Therapist’s Pick/Book of the Month
Therapist: Dawn Krull MA, MS, TLLP
Theme: Death and Dying
On Death & Dying, What the dying have to teach doctors, nurses, clergy & their own families is a hard emotional read, but very well worth it. It is especially beneficial for individuals who work in professions where end of life is a regular experience. Elizabeth Kubler-Ross’s book developed from her famous seminar on death, life, and transition. It reviews the five stages of death (denial/isolation, anger, bargaining, depression and acceptance) but also incorporates interviews with terminally ill patients, discussion relating to the reactions of her seminar, therapy with terminally ill, and the persistence of hope.
I read this book after reading her other book, On Grief & Grieving.
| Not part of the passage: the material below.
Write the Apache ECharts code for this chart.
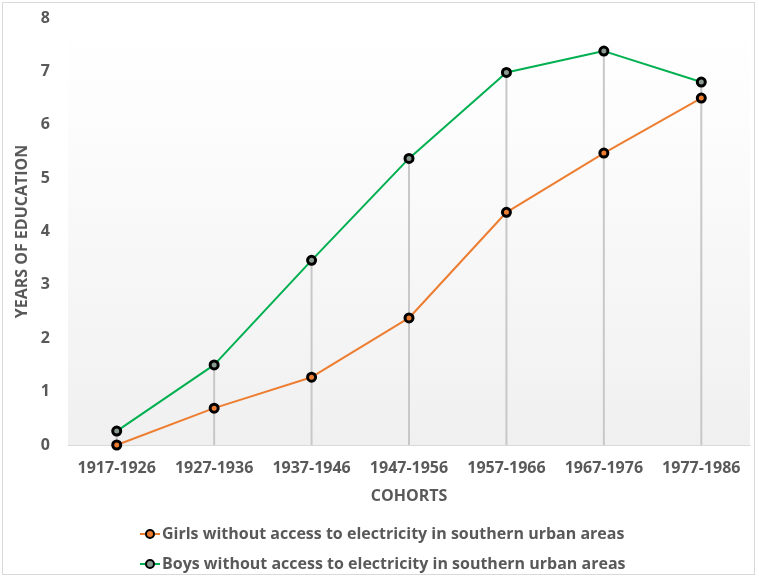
<!DOCTYPE html>
<html>
<head>
<meta charset="utf-8">
<script src="https://cdn.jsdelivr.net/npm/echarts@6/dist/echarts.min.js"></script>
<style>
html,body{margin:0;padding:0;background:#fff;}
#frame{position:absolute;left:2px;top:2px;width:753px;height:573px;border:1px solid #d9d9d9;box-sizing:border-box;}
#c{position:absolute;left:0;top:0;width:759px;height:579px;}
</style>
</head>
<body>
<div id="frame"></div>
<div id="c"></div>
<script>
var categories = ['1917-1926','1927-1936','1937-1946','1947-1956','1957-1966','1967-1976','1977-1986'];
var girls = [0.0, 0.69, 1.27, 2.38, 4.36, 5.47, 6.50];
var boys  = [0.26, 1.50, 3.46, 5.37, 6.98, 7.38, 6.80];
var girlsName = 'Girls without access to electricity in southern urban areas';
var boysName = 'Boys without access to electricity in southern urban areas';
var yTicks = [0, 1, 2, 3, 4, 5, 6, 7, 8];

var dropData = categories.map(function(c, i){ return Math.max(girls[i], boys[i]); });
var font = '"Open Sans", "Noto Sans", sans-serif';
var txt = '#595959';

var chart = echarts.init(document.getElementById('c'), null, {renderer:'canvas'});
chart.setOption({
  animation: false,
  backgroundColor: 'transparent',
  grid: {
    left: 68, right: 9, top: 18, bottom: 134,
    show: true, borderWidth: 0,
    backgroundColor: new echarts.graphic.LinearGradient(0, 0, 0, 1, [
      {offset: 0, color: '#ffffff'},
      {offset: 0.2, color: '#fdfdfd'},
      {offset: 1, color: '#f0f0f0'}
    ])
  },
  legend: {
    orient: 'vertical',
    left: 134, top: 521,
    itemGap: 14,
    itemWidth: 20, itemHeight: 10,
    data: [girlsName, boysName],
    textStyle: {color: txt, fontFamily: font, fontSize: 16, fontWeight: 'bold', padding: [0,0,0,-3]}
  },
  xAxis: {
    type: 'category',
    data: categories,
    boundaryGap: true,
    name: 'COHORTS',
    nameLocation: 'middle',
    nameGap: 43,
    nameTextStyle: {color: txt, fontFamily: font, fontSize: 16, fontWeight: 'bold'},
    axisLine: {show: true, lineStyle: {color: '#d9d9d9', width: 1}},
    axisTick: {show: false},
    axisLabel: {interval: 0, color: txt, fontFamily: font, fontSize: 16, fontWeight: 'bold', margin: 15},
    splitLine: {show: false}
  },
  yAxis: {
    type: 'value',
    min: yTicks[0], max: yTicks[yTicks.length-1], interval: 1,
    name: 'YEARS OF EDUCATION',
    nameLocation: 'middle',
    nameGap: 30,
    nameTextStyle: {color: txt, fontFamily: font, fontSize: 16, fontWeight: 'bold'},
    axisLine: {show: false},
    axisTick: {show: false},
    splitLine: {show: false},
    axisLabel: {color: txt, fontFamily: font, fontSize: 16, fontWeight: 'bold', margin: 18}
  },
  series: [
    {
      type: 'bar',
      name: 'drop',
      data: dropData,
      barWidth: 2,
      barGap: '-100%',
      itemStyle: {color: '#c8c8c8'},
      silent: true,
      z: 1
    },
    {
      type: 'line',
      name: girlsName,
      data: girls,
      symbol: 'circle',
      symbolSize: 8,
      lineStyle: {color: '#ed7d31', width: 2},
      itemStyle: {color: '#ed7d31', borderColor: '#000', borderWidth: 3},
      z: 3
    },
    {
      type: 'line',
      name: boysName,
      data: boys,
      symbol: 'circle',
      symbolSize: 8,
      lineStyle: {color: '#00b050', width: 2},
      itemStyle: {color: '#8a9a90', borderColor: '#000', borderWidth: 3},
      z: 3
    }
  ]
});
</script>
</body>
</html>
Not going to lie, I cried through a lot of it. The most influential parts came from the interviews. My perspective of how to treat patients in general, terminally ill or not, was dramatically influenced. It allowed me to take a step back from the status quo and really get back to my humanistic roots. I recommend this book to professionals for sure, but families as well. Having lost a loved one to a terminal illness on more than one occasion, I found the insight very helpful, comforting, and practical.
Kubler-Ross, E., (1969). On Death & Dying, What the dying have to teach doctors, nurses, clergy & their own families. New York, NY: Scribner.